The new law requires online retailers and marketplace providers like Amazon to collect sales taxes and turn the revenue over to Trenton if they achieve gross revenues above $100,000 or if they have more than 200 yearly in-state transactions. The threshold is copied directly from the South Dakota law that passed Supreme Court muster in Wayfair.

The same 6.625% sales tax rate that is levied on in-person sales will now apply to remote transactions. The legislation does however provide an exemption for online travel agencies, who will not be mandated to collect and pay sales taxes or be subject to a hotel tax on their platforms.

New Jersey reduced its sales tax from 7% in 2016 as part of a $16 billion, eight-year renewal agreement for the state’s Transportation Trust Fund struck by former Republican Gov. Chris Christie and the Democratic legislature. The lowered sales tax rate along with a decision to phase out the estate tax is projected to cost the state $505 million of general fund revenue in 2019 and more than $1 billion by 2021.

“The sales tax rate reduction has offset a lot of the underlying sales tax growth they otherwise would have gotten,” said Larsen, who noted that only 30% of New Jersey’s total revenues is comprised from sales taxes. “The new internet-based taxes will help offset a lot of those losses.”

The New Jersey Department of Treasury reported on Oct. 15 that year-to-date sales tax collections of $1.574 billion are up 1.7% from the same period a year ago. If not for the rate reduction, underlying growth in the sales tax through September would be 5.5%, according to state officials. The state’s 2019 sales tax target assumes 6.2% growth when factoring in new receipts flowing from the tax on remote sales.

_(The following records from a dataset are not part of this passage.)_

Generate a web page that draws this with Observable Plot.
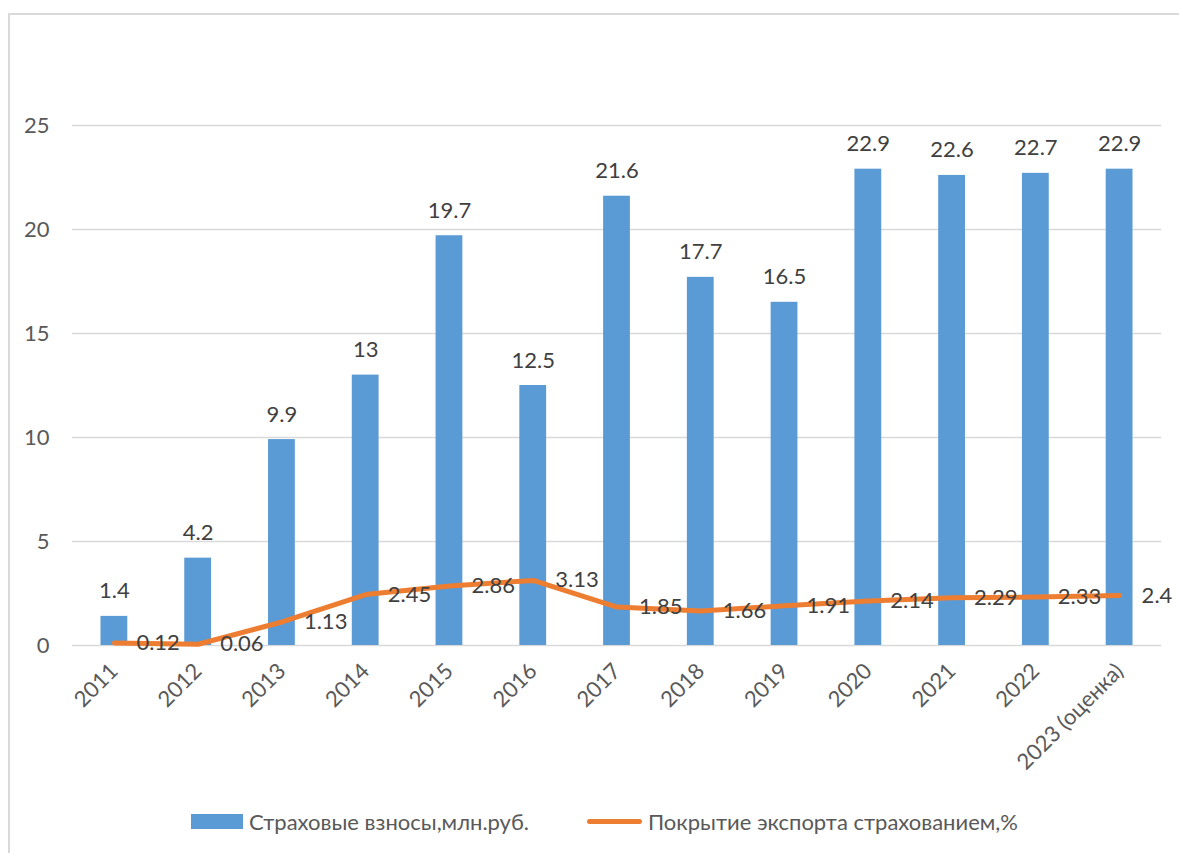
<!DOCTYPE html>
<html>
<head>
<meta charset="utf-8">
<script src="https://cdn.jsdelivr.net/npm/d3@7"></script>
<script src="https://cdn.jsdelivr.net/npm/@observablehq/plot@0.6"></script>
<style>
  body { margin: 0; background: #fff; font-family: Lato, "Noto Sans", sans-serif; }
  #frame { position: absolute; left: 8px; top: 13px; right: -4px; bottom: -4px; border-left: 2px solid #d9d9d9; border-top: 2px solid #d9d9d9; }
  #chart { position: absolute; left: 0; top: 0; }
  #legend { position: absolute; left: 0; top: 805px; width: 1179px; height: 32px; display: flex; align-items: center; font-size: 22px; color: #595959; }
  .item { display: flex; align-items: center; }
  .sw-bar { width: 52px; height: 15px; background: #5b9bd5; margin-right: 6px; }
  .sw-line { width: 55px; height: 5px; border-radius: 3px; background: #ed7d31; margin-right: 6px; }
</style>
</head>
<body>
<div id="frame"></div>
<div id="chart"></div>
<div id="legend">
  <div class="item" style="margin-left:191px"><div class="sw-bar"></div><span>Страховые взносы,млн.руб.</span></div>
  <div class="item" style="margin-left:58px"><div class="sw-line"></div><span>Покрытие экспорта страхованием,%</span></div>
</div>
<script>
const categories = ["2011","2012","2013","2014","2015","2016","2017","2018","2019","2020","2021","2022","2023 (оценка)"];
const premiums = [1.4, 4.2, 9.9, 13, 19.7, 12.5, 21.6, 17.7, 16.5, 22.9, 22.6, 22.7, 22.9];
const coverage = [0.12, 0.06, 1.13, 2.45, 2.86, 3.13, 1.85, 1.66, 1.91, 2.14, 2.29, 2.33, 2.4];
const yTicks = [0, 5, 10, 15, 20, 25];

const data = categories.map((c, i) => ({cat: c, premium: premiums[i], coverage: coverage[i]}));

const chart = Plot.plot({
  width: 1179,
  height: 795,
  marginLeft: 72,
  marginRight: 18,
  marginTop: 125,
  marginBottom: 150,
  style: {fontFamily: "Lato, 'Noto Sans', sans-serif", fontSize: "22px", color: "#595959", background: "transparent", overflow: "visible"},
  x: {domain: categories, paddingInner: 0.68, paddingOuter: 0.34, round: false, label: null},
  y: {domain: [0, 25], label: null},
  marks: [
    Plot.gridY(yTicks, {stroke: "#d9d9d9", strokeOpacity: 1, strokeWidth: 1.4}),
    Plot.axisY(yTicks, {tickSize: 0, tickPadding: 23, fill: "#595959", fontSize: 22, label: null}),
    Plot.axisX({tickSize: 0, tickRotate: -45, tickPadding: 22, fill: "#595959", fontSize: 22, label: null}),
    Plot.barY(data, {x: "cat", y: "premium", fill: "#5b9bd5"}),
    Plot.line(data, {x: "cat", y: "coverage", stroke: "#ed7d31", strokeWidth: 5, strokeLinecap: "round", strokeLinejoin: "round"}),
    Plot.text(data, {x: "cat", y: "premium", text: d => String(d.premium), dy: -25, fill: "#404040", fontSize: 22}),
    Plot.text(data, {x: "cat", y: "coverage", text: d => String(d.coverage), dx: 22, textAnchor: "start", fill: "#404040", fontSize: 22})
  ]
});
document.getElementById("chart").appendChild(chart);
</script>
</body>
</html>
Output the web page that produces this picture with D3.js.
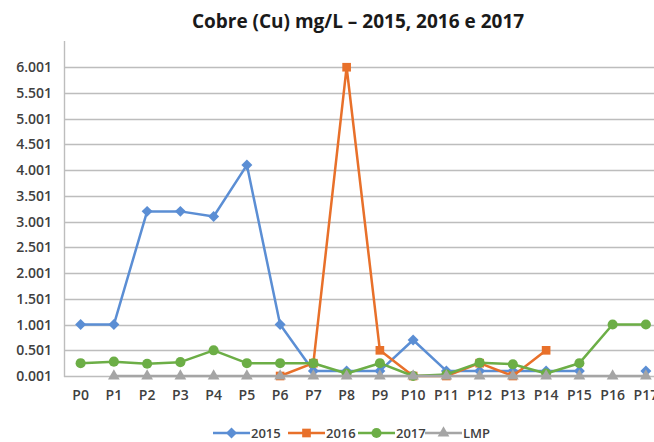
<!DOCTYPE html>
<html>
<head>
<meta charset="utf-8">
<script src="https://cdn.jsdelivr.net/npm/d3@7"></script>
<style>
    html, body { margin: 0; padding: 0; background: #fff; }
    svg { display: block; }
</style>
</head>
<body>
<div id="app"></div>
<script>
(() => {
    const categories = ['P0', 'P1', 'P2', 'P3', 'P4', 'P5', 'P6', 'P7', 'P8', 'P9',
        'P10', 'P11', 'P12', 'P13', 'P14', 'P15', 'P16', 'P17'];
    const values2015 = [1.001, 1.001, 3.2, 3.2, 3.1, 4.1, 1.001, 0.1, 0.1, 0.1,
        0.7, 0.1, 0.1, 0.1, 0.1, 0.1, null, 0.1];
    const values2016 = [null, null, null, null, null, null, 0.001, 0.25, 6.001, 0.5,
        0.001, 0.001, 0.25, 0.001, 0.5, null, null, null];
    const values2017 = [0.25, 0.28, 0.24, 0.27, 0.5, 0.25, 0.25, 0.25, 0.05, 0.25,
        0.001, 0.03, 0.26, 0.23, 0.05, 0.25, 1.001, 1.001];
    const valuesLMP = [null, 0.001, 0.001, 0.001, 0.001, 0.001, 0.001, 0.001, 0.001, 0.001,
        0.001, 0.001, 0.001, 0.001, 0.001, 0.001, 0.001, 0.001];
    const yTicks = [0.001, 0.501, 1.001, 1.501, 2.001, 2.501, 3.001, 3.501, 4.001, 4.501, 5.001, 5.501, 6.001];

    const series = [
        { name: '2015', values: values2015, color: '#5b8ed4', symbol: d3.symbolSquare, size: 60, rotate: 45 },
        { name: '2016', values: values2016, color: '#e8702a', symbol: d3.symbolSquare, size: 75, rotate: 0 },
        { name: '2017', values: values2017, color: '#6cae46', symbol: d3.symbolCircle, size: 80, rotate: 0 },
        { name: 'LMP', values: valuesLMP, color: '#a5a5a5', symbol: d3.symbolTriangle, size: 60, rotate: 0 },
    ];

    const width = 654;
    const height = 442;
    const font = '"Open Sans", "Liberation Sans", Arial, sans-serif';
    const textColor = '#404040';

    const x = d3.scaleBand()
        .domain(categories)
        .range([64, 64 + 18 * 33.25])
        .padding(0);
    const cx = c => x(c) + x.bandwidth() / 2;

    const y = d3.scaleLinear()
        .domain([0.001, 6.501])
        .range([376, 41.5]);

    const svg = d3.select('#app').append('svg')
        .attr('width', width)
        .attr('height', height)
        .style('font-family', font);

    svg.append('text')
        .attr('x', 358)
        .attr('y', 28)
        .attr('text-anchor', 'middle')
        .attr('fill', '#1a1a1a')
        .style('font-size', '19px')
        .style('font-weight', 700)
        .text('Cobre (Cu) mg/L – 2015, 2016 e 2017');

    // gridlines
    svg.append('g')
        .selectAll('line')
        .data(yTicks)
        .enter().append('line')
        .attr('x1', 64)
        .attr('x2', width)
        .attr('y1', d => Math.round(y(d)) + 0.5)
        .attr('y2', d => Math.round(y(d)) + 0.5)
        .attr('stroke', '#bdbdbd')
        .attr('stroke-width', 1.6);

    // y axis line
    svg.append('line')
        .attr('x1', 64.5).attr('x2', 64.5)
        .attr('y1', 41).attr('y2', 377)
        .attr('stroke', '#bdbdbd')
        .attr('stroke-width', 1.4);

    const yAxis = d3.axisLeft(y)
        .tickValues(yTicks)
        .tickFormat(d3.format('.3f'))
        .tickSize(0)
        .tickPadding(12);
    const yg = svg.append('g')
        .attr('transform', 'translate(64,0)')
        .call(yAxis);
    yg.select('.domain').remove();
    yg.selectAll('text')
        .attr('fill', textColor)
        .style('font-family', font)
        .style('font-size', '14px')
        .style('font-weight', 600);

    const xAxis = d3.axisBottom(x)
        .tickSize(0)
        .tickPadding(14);
    const xg = svg.append('g')
        .attr('transform', 'translate(0,376)')
        .call(xAxis);
    xg.select('.domain').remove();
    xg.selectAll('text')
        .attr('fill', textColor)
        .style('font-family', font)
        .style('font-size', '14px')
        .style('font-weight', 600);

    const line = d3.line()
        .defined(d => d.v != null)
        .x(d => cx(d.c))
        .y(d => y(d.v));

    series.forEach(s => {
        const pts = categories.map((c, i) => ({ c, v: s.values[i] }));
        const g = svg.append('g');
        g.append('path')
            .datum(pts)
            .attr('fill', 'none')
            .attr('stroke', s.color)
            .attr('stroke-width', 2.5)
            .attr('stroke-linejoin', 'round')
            .attr('d', line);
        g.selectAll('path.m')
            .data(pts.filter(d => d.v != null))
            .enter().append('path')
            .attr('class', 'm')
            .attr('fill', s.color)
            .attr('transform', d => `translate(${cx(d.c)},${y(d.v)}) rotate(${s.rotate})`)
            .attr('d', d3.symbol().type(s.symbol).size(s.size));
    });

    // legend
    const legendX = [213, 288, 358, 425];
    const legend = svg.append('g');
    series.forEach((s, i) => {
        const lx = legendX[i];
        const ly = 433;
        const g = legend.append('g');
        g.append('line')
            .attr('x1', lx).attr('x2', lx + 37)
            .attr('y1', ly).attr('y2', ly)
            .attr('stroke', s.color)
            .attr('stroke-width', 2.5);
        g.append('path')
            .attr('fill', s.color)
            .attr('transform', `translate(${lx + 18.5},${ly}) rotate(${s.rotate})`)
            .attr('d', d3.symbol().type(s.symbol).size(s.size));
        g.append('text')
            .attr('x', lx + 38)
            .attr('y', ly + 4.5)
            .attr('fill', textColor)
            .style('font-size', '13px')
            .style('font-weight', 600)
            .text(s.name);
    });
})();
</script>
</body>
</html>
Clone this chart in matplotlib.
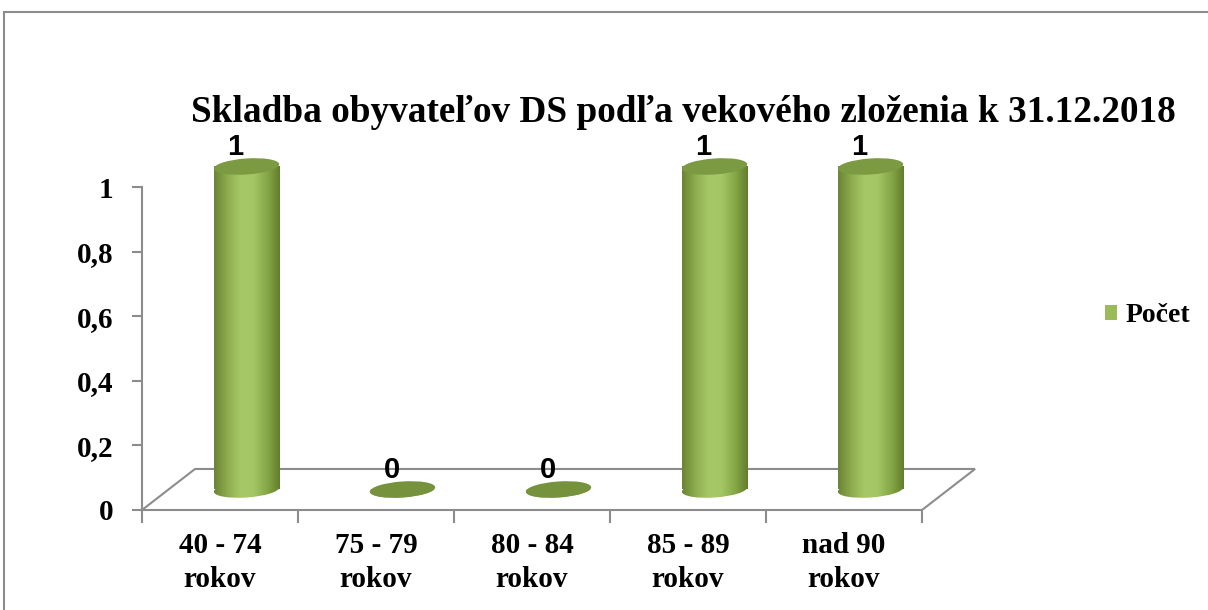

Tax attorney Gary Botwinick, a partner at Einhorn, Barbarito, Frost & Botwinick, PC in Denville, New Jersey, said the new legislation is a positive economically for New Jersey and will also likely add increased traffic to state’s retail stores because they will be better positioned to compete with online platforms. Botwinick said online retailers may also decide to now set up shop in New Jersey because of the state’s huge population density, transportation hubs and wealth in order to save shipping costs.

“Beyond the additional revenue New Jersey will now get, I think this will have an effect in other ways that are more meaningful,” said Botwinick. “It was unfair for brick-and-mortar stores to be at a competitive disadvantage against online retailers selling into New Jersey.”

Larsen said that while traditional New Jersey businesses may get a boost, there are multiple reasons why many consumers opt for online ordering which could mute much of a trickle-down revenue effect on state finances. She also cautioned that states in general can be subject to over-estimating a new tax’s impact during its first year of operation before logistics are in order with enforcement.

“With the implementation of any new tax there is always implementation risk in that first year,” she said. “With this being only half a percent of the total budget though, any potential surprise should be manageable.”